Pharmaceutical Supply Chain Tackles Track-and-Trace Challenges

New legislation is in the works to prevent counterfeit medicines from entering the pharmaceutical supply chain. These random mixtures of harmful toxic substances are not only illegal; they are extremely dangerous to patients and damaging to the reputations of legitimate pharmaceutical companies.

Increased Internet sales, widespread demand for generic drugs, and drug shortages in many countries and market segments fuel the counterfeit drug trade. As governments worldwide scramble to respond, counterfeiters change their methodologies, moving operations or re-routing supplies to circumvent detection.

Government agencies are working to institute a comprehensive track-and-trace system to monitor drugs throughout the production and distribution lifecycle. From now through 2017, when a majority of these proposals are set to become law, organizations throughout the pharmaceutical supply chain will need to begin implementing systems that offer a combined process and technology approach to tracking and tracing drugs.


A key part of these systems is recognizing all regional standards for coding, capture, and data exchange. In addition, the systems must be able to manage the process even when repacking and exceptions occur. Therefore, data access must be enabled across the supply chain through Web portals, and to the specific business-to-business standards used by all partners.

Other core capabilities include rebates, contract administration, chargebacks, pricing, recalls, expiration handling, and non-saleable merchandise.

Automated tracking systems must also be able to manage the serialization process cleanly. This includes generating lot data on bar-code labels for real-time tracking through full-cycle receiving, quality control, putaway, replenishment, counting, and pick, pack, and ship operations. The system must store and format the data to record item, lot, and warehouse history, as well as detailed date, time, and user information for tracking reports.

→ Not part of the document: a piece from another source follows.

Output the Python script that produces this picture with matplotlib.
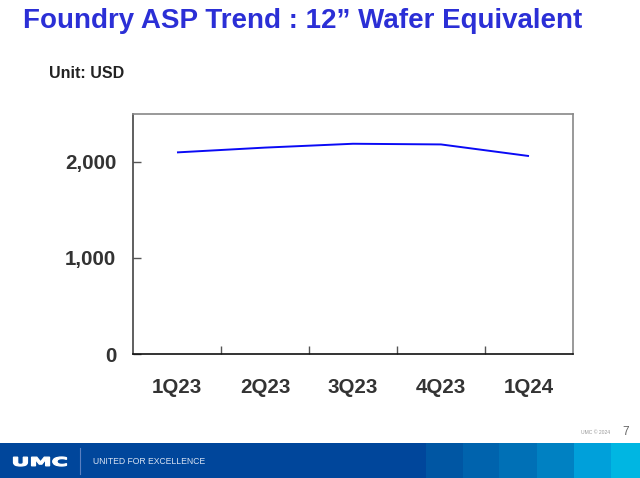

A system that automatically alerts users of out-of-bounds instances (for example, when items don’t match batch tickets) will also reduce liability and enhance supply chain throughput. The ability to manage multiple expiration dates for the same product is also essential so the operation can support a first-expiring/first-out picking sequence.

A full system response should provide a functional controlled-substance ordering system—including suspicious order monitoring—with the comprehensive electronic reporting and coding capabilities to report all required data electronically, in compliance with regional regulations.

A Sensible Solution

An automated, supply chain solution specifically tailored to your pharmaceutical business will deliver value on a number of fronts. In addition to holding your organization confidently within the boundaries of compliance, a reliable track-and-trace drug monitoring system will enhance efficiency, speed delivery, reduce cost-to-serve, eliminate waste, provide visibility into your expanded network inventory, improve forecasting, support sales, improve margins, build brand loyalty, and create brand differentiation.

A well-conceived track-and-trace capability will improve automation, visibility, efficiency, and profitability across the supply chain while protecting your brand—and the general welfare. It’s a win all the way around.